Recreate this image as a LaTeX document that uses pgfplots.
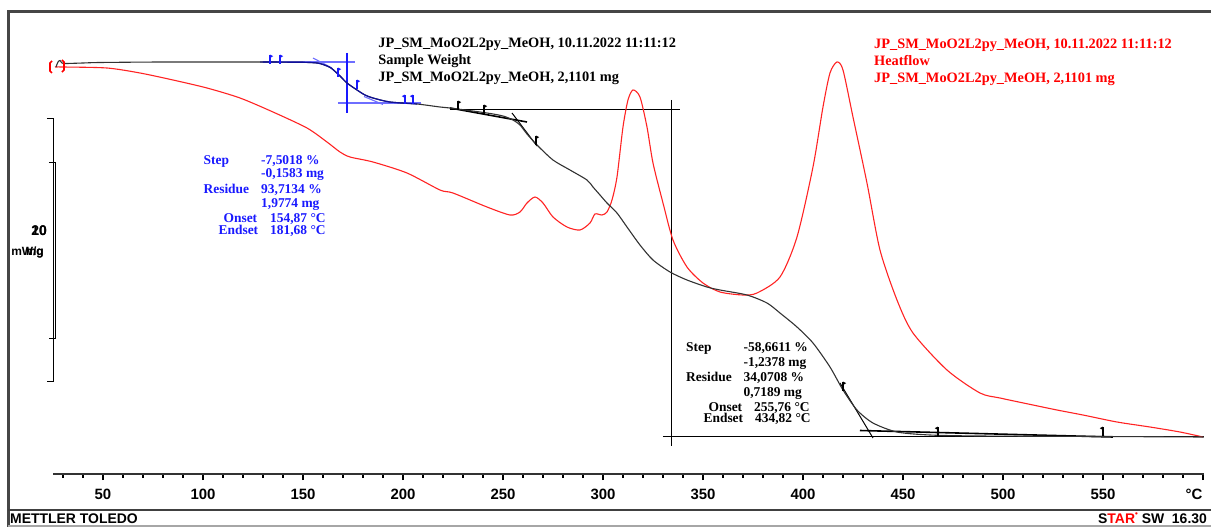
\documentclass[border=0pt]{standalone}
\usepackage{pgfplots}
\pgfplotsset{compat=1.18}
\usepackage{fontspec}
\setmainfont{Liberation Serif}
\newfontfamily\arial{Liberation Sans}

\definecolor{tga}{RGB}{50,50,50}
\definecolor{hf}{RGB}{255,35,35}
\definecolor{bl}{RGB}{25,25,255}
\definecolor{blc}{RGB}{110,110,255}
\definecolor{frame}{RGB}{70,70,70}

\pgfdeclareplotmark{flagR}{%
  \pgfsetlinewidth{1.1pt}%
  \pgfpathmoveto{\pgfqpoint{0pt}{-4pt}}\pgfpathlineto{\pgfqpoint{0pt}{5pt}}\pgfusepathqstroke
  \pgfpathmoveto{\pgfqpoint{0pt}{5.5pt}}\pgfpathlineto{\pgfqpoint{3.2pt}{3.8pt}}\pgfpathlineto{\pgfqpoint{0pt}{2pt}}\pgfpathclose\pgfusepathqfill}
\pgfdeclareplotmark{flagL}{%
  \pgfsetlinewidth{1.1pt}%
  \pgfpathmoveto{\pgfqpoint{0pt}{-4pt}}\pgfpathlineto{\pgfqpoint{0pt}{5pt}}\pgfusepathqstroke
  \pgfpathmoveto{\pgfqpoint{0pt}{5.5pt}}\pgfpathlineto{\pgfqpoint{-3.2pt}{3.8pt}}\pgfpathlineto{\pgfqpoint{0pt}{2pt}}\pgfpathclose\pgfusepathqfill}

\newcommand\hdr{\bfseries\fontsize{14.4}{17}\selectfont}
\newcommand\ann{\bfseries\fontsize{13.5}{15}\selectfont}

\begin{document}
\begin{tikzpicture}
\useasboundingbox (0,0) rectangle (1211bp,527bp);
\clip (0,0) rectangle (1211bp,527bp);
\begin{axis}[at={(0,0)}, anchor=south west, scale only axis,
  width=1211bp, height=527bp,
  xmin=-1.5, xmax=604, ymin=0, ymax=527, y dir=reverse,
  hide axis, clip=false]

% ---- frame ----
\addplot[frame, line width=2.5bp] coordinates {(2.75,527) (2.75,11.5) (604,11.5)};
\addplot[black!75, line width=1.3bp] coordinates {(2.75,510) (604,510)};
\addplot[black!35, line width=1.3bp] coordinates {(2.75,526) (604,526)};

% ---- scale bars ----
\addplot[black, line width=0.9bp] coordinates {(22,118) (25,118) (25,381) (22,381)};
\addplot[black, line width=0.9bp] coordinates {(23,162) (26,162) (26,338) (23,338)};
\node[anchor=base east, font=\arial\bfseries\fontsize{14}{14}\selectfont, inner sep=0pt] at (axis cs:22,235) {20};
\node[anchor=base east, font=\arial\bfseries\fontsize{14}{14}\selectfont, inner sep=0pt] at (axis cs:22,235) {10};
\node[anchor=base east, font=\arial\bfseries\fontsize{12}{12}\selectfont, inner sep=0pt] at (axis cs:20.5,255) {mW/g};
\node[anchor=base east, font=\arial\bfseries\fontsize{12}{12}\selectfont, inner sep=0pt] at (axis cs:20.5,255) {mg};

% ---- construction lines, step 1 (blue) ----
\addplot[blc, line width=1.3bp] coordinates {(128.5,62) (176,62)};
\addplot[blc, line width=1.3bp] coordinates {(167.5,103) (209,103)};
\addplot[bl, line width=1.1bp] coordinates {(172,53) (172,113)};
\addplot[blc, line width=1.1bp] coordinates {(155,58) (164.5,68)};
\addplot[blc, line width=1.1bp] coordinates {(180.5,96.5) (190,104.5)};

% ---- construction lines, step 2 (black) ----
\addplot[black, line width=0.9bp] coordinates {(223.5,109.3) (338.5,109.3)};
\addplot[black, line width=0.9bp] coordinates {(334,100) (334,446)};
\addplot[black, line width=0.9bp] coordinates {(330,436.5) (600.5,436.5)};
\addplot[black, line width=1.6bp] coordinates {(223.5,108) (262,122)};
\addplot[black, line width=1.0bp] coordinates {(254.5,113) (267,146)};
\addplot[black, line width=1.0bp] coordinates {(418.5,383) (435,438)};
\addplot[black, line width=1.6bp] coordinates {(428.5,430.5) (555,437)};

% ---- heat flow (red) ----
\addplot[hf, line width=1.1bp, smooth, tension=0.45] coordinates {
(26,67) (30,67) (52,68) (68.5,73) (85,80) (102,88) (118.5,98) (135,112)
(152,128) (162,142) (168.5,152) (173.5,157) (185,162) (202,173) (218.5,190)
(225,193) (242,207) (253.5,215) (258.5,212) (262,203) (266,197) (270,203)
(275,217) (282,227) (288.5,230) (293.5,223) (296,214) (299.5,215) (302,212)
(304.5,200) (307,177) (310,127) (312.5,100) (315,90) (318.5,97) (322,127)
(325,163) (330,203) (335,240) (342,267) (350,283) (358.5,292) (370,295)
(377,293) (388.5,277) (397,237) (405,167) (410,107) (413.5,73) (417,62)
(420,70) (425,117) (432,183) (438.5,250) (447,300) (455,333) (472,370)
(488.5,393) (498.5,398) (515,405) (527,410) (540,415) (557,422) (573.5,427)
(588.5,432) (600,437)};

% ---- TGA (black) ----
\addplot[tga, line width=1.1bp, smooth, tension=0.45] coordinates {
(26.5,67) (27.5,62) (28.5,60.5) (29.5,63) (31.5,63.5) (40,63) (48.5,62.5)
(80,62) (130,62) (150,62.3) (157,63) (160,64.5) (164,68) (168.5,76) (172,83)
(177,90) (181,95) (185,98) (193.5,102) (207,104) (218.5,107) (223.5,108)
(242,113) (250,116) (255,120) (258.5,125) (262,134) (267,145) (275,160)
(283.5,170) (292,180) (295,187) (298.5,195) (302,203) (307,213) (312,227)
(318.5,245) (325,260) (333.5,272) (342,280) (352,287) (358.5,290) (372,295)
(382,303) (388.5,313) (397,327) (405,343) (413.5,367) (420,390) (427,410)
(435,423) (447,432) (463.5,435) (488.5,436) (550,436.5) (600.5,437)};

% blue evaluated segment
\addplot[bl!60!black, line width=1.2bp, smooth, tension=0.45] coordinates {
(130,62) (150,62.3) (157,63) (160,64.5) (164,68) (168.5,76) (172,83)
(177,90) (181,95) (185,98) (193.5,102) (207,104)};

% red brackets at start
\addplot[red, line width=1.6bp] coordinates {(24.5,61) (23.5,63) (23.5,71) (24.5,73)};
\addplot[red, line width=1.6bp] coordinates {(29.5,60) (30.5,62) (30.5,70) (29.5,72)};

% ---- flags ----
\addplot[bl, only marks, mark=flagR] coordinates {(133.5,60) (138.5,60) (167.5,73) (177,85)};
\addplot[bl, only marks, mark=flagL] coordinates {(201,100) (205,100)};
\addplot[black, only marks, mark=flagR] coordinates {(227.5,106) (240.5,110) (266.5,141) (420,387)};
\addplot[black, only marks, mark=flagL] coordinates {(467.5,432) (550,432)};

% ---- texts ----
\node[anchor=base west, font=\hdr, inner sep=0pt] at (axis cs:187.6,48) {JP\_SM\_MoO2L2py\_MeOH, 10.11.2022 11:11:12};
\node[anchor=base west, font=\hdr, inner sep=0pt] at (axis cs:187.6,64.5) {Sample Weight};
\node[anchor=base west, font=\hdr, inner sep=0pt] at (axis cs:187.6,82) {JP\_SM\_MoO2L2py\_MeOH, 2,1101 mg};

\node[anchor=base west, font=\hdr, text=red, inner sep=0pt] at (axis cs:435.5,48.5) {JP\_SM\_MoO2L2py\_MeOH, 10.11.2022 11:11:12};
\node[anchor=base west, font=\hdr, text=red, inner sep=0pt] at (axis cs:435.5,65.5) {Heatflow};
\node[anchor=base west, font=\hdr, text=red, inner sep=0pt] at (axis cs:435.5,83) {JP\_SM\_MoO2L2py\_MeOH, 2,1101 mg};

\begin{scope}[every node/.style={anchor=base west, font=\ann, text=bl, inner sep=0pt}]
\node at (axis cs:100.2,164) {Step};
\node at (axis cs:129,164) {-7,5018 \%};
\node at (axis cs:129,177) {-0,1583 mg};
\node at (axis cs:100.2,193) {Residue};
\node at (axis cs:129,193) {93,7134 \%};
\node at (axis cs:129,207) {1,9774 mg};
\node at (axis cs:110.2,222.5) {Onset};
\node at (axis cs:133.5,222.5) {154,87 °C};
\node at (axis cs:107.7,234) {Endset};
\node at (axis cs:133.5,234) {181,68 °C};
\end{scope}

\begin{scope}[every node/.style={anchor=base west, font=\ann, text=black, inner sep=0pt}]
\node at (axis cs:341.5,351.5) {Step};
\node at (axis cs:370.2,351.5) {-58,6611 \%};
\node at (axis cs:370.2,366) {-1,2378 mg};
\node at (axis cs:341.5,381) {Residue};
\node at (axis cs:370.2,381) {34,0708 \%};
\node at (axis cs:370.2,396) {0,7189 mg};
\node at (axis cs:352.7,411) {Onset};
\node at (axis cs:375.5,411) {255,76 °C};
\node at (axis cs:350.2,422) {Endset};
\node at (axis cs:376,422) {434,82 °C};
\end{scope}

\node[anchor=base west, font=\arial\bfseries\fontsize{14}{14}\selectfont, inner sep=0pt] at (axis cs:3.5,523) {METTLER TOLEDO};
\node[anchor=base west, font=\arial\bfseries\fontsize{14}{14}\selectfont, inner sep=0pt] at (axis cs:547.5,523) {S\textcolor{red}{TAR}\raisebox{0.45em}{\textcolor{red}{\fontsize{8}{8}\selectfont•}} SW\ \ 16.30};
\end{axis}

% ---- temperature axis ----
\begin{axis}[at={(53bp,53bp)}, anchor=south west, scale only axis,
  width=1151bp, height=20bp, xmin=25, xmax=600.5, ymin=0, ymax=1,
  axis x line*=bottom, hide y axis,
  x axis line style={-},
  axis line style={line width=2bp, black!80},
  xtick={50,100,...,600},
  xticklabels={50,100,150,200,250,300,350,400,450,500,550,\llap{°C\hspace{0.5bp}}},
  minor xtick={30,40,...,600},
  tick align=outside,
  major tick length=6bp, minor tick length=4bp,
  every tick/.style={black, line width=1.1bp},
  xticklabel style={anchor=base, yshift=-19bp, font=\arial\bfseries\fontsize{15}{15}\selectfont, inner sep=0pt},
  /pgf/number format/assume math mode=true]
\end{axis}
\end{tikzpicture}
\end{document}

Requirements:
Without any pictures, reproduce the lines from the first one in the material through the line that has "hide axis, clip=false]", exactly as they appear.

Reply to the exercise:
Recreate this image as a LaTeX document that uses pgfplots.
\documentclass[border=0pt]{standalone}
\usepackage{pgfplots}
\pgfplotsset{compat=1.18}
\usepackage{fontspec}
\setmainfont{Liberation Serif}
\newfontfamily\arial{Liberation Sans}

\definecolor{tga}{RGB}{50,50,50}
\definecolor{hf}{RGB}{255,35,35}
\definecolor{bl}{RGB}{25,25,255}
\definecolor{blc}{RGB}{110,110,255}
\definecolor{frame}{RGB}{70,70,70}

\pgfdeclareplotmark{flagR}{%
  \pgfsetlinewidth{1.1pt}%
  \pgfpathmoveto{\pgfqpoint{0pt}{-4pt}}\pgfpathlineto{\pgfqpoint{0pt}{5pt}}\pgfusepathqstroke
  \pgfpathmoveto{\pgfqpoint{0pt}{5.5pt}}\pgfpathlineto{\pgfqpoint{3.2pt}{3.8pt}}\pgfpathlineto{\pgfqpoint{0pt}{2pt}}\pgfpathclose\pgfusepathqfill}
\pgfdeclareplotmark{flagL}{%
  \pgfsetlinewidth{1.1pt}%
  \pgfpathmoveto{\pgfqpoint{0pt}{-4pt}}\pgfpathlineto{\pgfqpoint{0pt}{5pt}}\pgfusepathqstroke
  \pgfpathmoveto{\pgfqpoint{0pt}{5.5pt}}\pgfpathlineto{\pgfqpoint{-3.2pt}{3.8pt}}\pgfpathlineto{\pgfqpoint{0pt}{2pt}}\pgfpathclose\pgfusepathqfill}

\newcommand\hdr{\bfseries\fontsize{14.4}{17}\selectfont}
\newcommand\ann{\bfseries\fontsize{13.5}{15}\selectfont}

\begin{document}
\begin{tikzpicture}
\useasboundingbox (0,0) rectangle (1211bp,527bp);
\clip (0,0) rectangle (1211bp,527bp);
\begin{axis}[at={(0,0)}, anchor=south west, scale only axis,
  width=1211bp, height=527bp,
  xmin=-1.5, xmax=604, ymin=0, ymax=527, y dir=reverse,
  hide axis, clip=false]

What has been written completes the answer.